# Website mittels Programm auf Sicherheit prüfen?



## Extremefall (8. Apr 2011)

Hallo,
ich bin momentan dabei, ein Programm zu entwickeln, welches Sicherheitslücken ermitteln soll. Nun versuche ich, über das Programm einen Login auf der Website zu simulieren. Kann man über Java einen Login versuchen?

Es soll wie folgt sein:
- es gibt ein Formular, dass die Feld user und pwd an die URL login.php sendet. Diese Seite erzeugt bei richtiger Kombination eine Session und leitet den Nutzer zur Seite eingeloggt.php weiter. Wenn es nicht richtig ist, wird natürlich keine Session erzeugt und man bleibt bei der Loginseite.

Nun würde ich gerne testen, wie sicher der Login für Bruteforce und andere Attacken ist. Daher soll auch über das Programm ermittelt werden, ob Bruceforce dort überhaupt funktioniert. Wenn es klappt, soll eine Warnung ausgegeben werden. Es werden natürlich noch weitere Funktionen zur Überprüfung der Sicherheit dazukommen.

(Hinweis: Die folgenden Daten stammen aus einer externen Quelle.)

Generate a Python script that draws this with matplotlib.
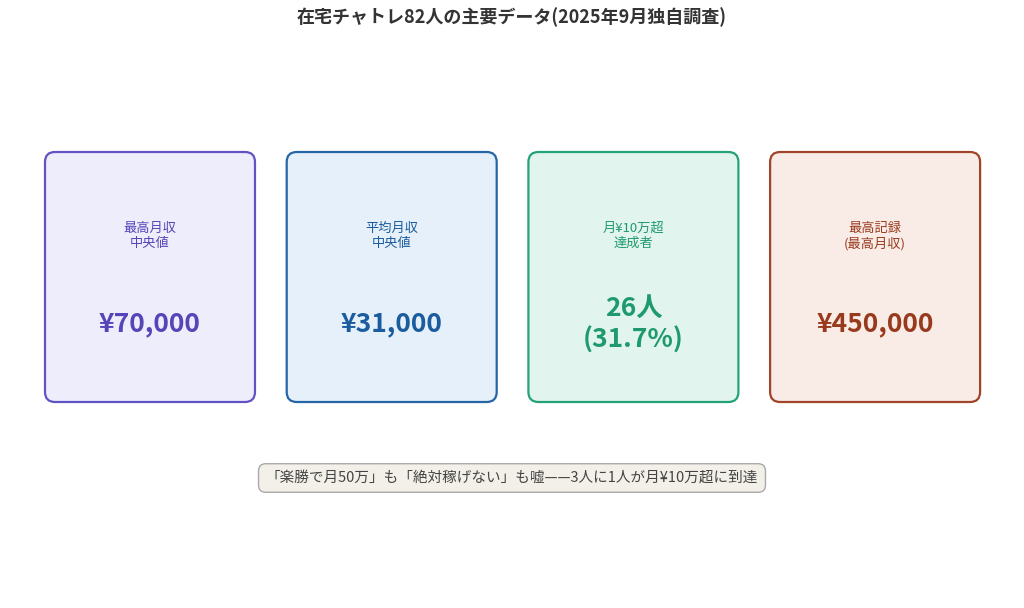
import matplotlib.pyplot as plt
from matplotlib.patches import FancyBboxPatch

plt.rcParams['font.family'] = ['Noto Sans CJK JP', 'DejaVu Sans']

title = "在宅チャトレ82人の主要データ(2025年9月独自調査)"
labels = ["最高月収\n中央値", "平均月収\n中央値", "月¥10万超\n達成者", "最高記録\n(最高月収)"]
values = ["¥70,000", "¥31,000", "26人\n(31.7%)", "¥450,000"]
edge_colors = ["#6153c4", "#2566a8", "#24a27a", "#a2442a"]
face_colors = ["#eeedfc", "#e6f0fa", "#e1f4ed", "#f9ece7"]
text_colors = ["#5545b8", "#1a5c9e", "#1f9a6e", "#983a1e"]
note = "「楽勝で月50万」も「絶対稼げない」も嘘——3人に1人が月¥10万超に到達"

fig = plt.figure(figsize=(10.24, 6.08), dpi=100)
ax = fig.add_axes([0, 0, 1, 1])
ax.set_xlim(0, 1024)
ax.set_ylim(608, 0)
ax.axis("off")

fig.text(0.5, 1 - 17 / 608, title, ha="center", va="center",
         fontsize=13, fontweight="bold", color="#333333")

# cards
x0, w, step = 45, 210, 241.7
top, h = 152, 250
for i, (lab, val) in enumerate(zip(labels, values)):
    x = x0 + i * step
    box = FancyBboxPatch((x + 10, top + 10), w - 20, h - 20,
                         boxstyle="round,pad=10", linewidth=1.6,
                         edgecolor=edge_colors[i], facecolor=face_colors[i])
    ax.add_patch(box)
    cx = x + w / 2
    ax.text(cx, 236, lab, ha="center", va="center", fontsize=9.5,
            color=text_colors[i], linespacing=1.2)
    ax.text(cx, 324, val, ha="center", va="center", fontsize=19,
            fontweight="bold", color=text_colors[i], linespacing=1.22)

# footer note
ax.text(512, 478, note, ha="center", va="center", fontsize=10.5, color="#444444",
        bbox=dict(boxstyle="round,pad=0.5", facecolor="#f3f0e9",
                  edgecolor="#aaaaaa", linewidth=1))

fig.savefig("out.png", dpi=100)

Könnt ihr mir da helfen?* Wichtig: es dient nicht zu illegalen Zwecken!!!*


----------



## maki (8. Apr 2011)

*verschoben*


----------



## brauner1990 (11. Apr 2011)

Also generell ist es Möglich sich mit Java bei Websiten anzumelden. Dies geschieht dann bei z.B. htaccess mit Hostnameverifier und TrustManager bei HTTPS. Aber Wenn du diese Seiten doch programmierst, bzw. an der Entwicklung/Wartung mitwirkst (sonst wäre es ja illegal), dann denk doch lieber über eine Abfrage nach, welche die Anzahl der Fehlversuche speichert, und beim 3. ohne Erfolgreiches Einloggen dann den Acc sperrt. Damit bist du gegen die verschiedenstens Methoden, sei es BruteForce oder Wörterbuch o.ä. abgesichert.


----------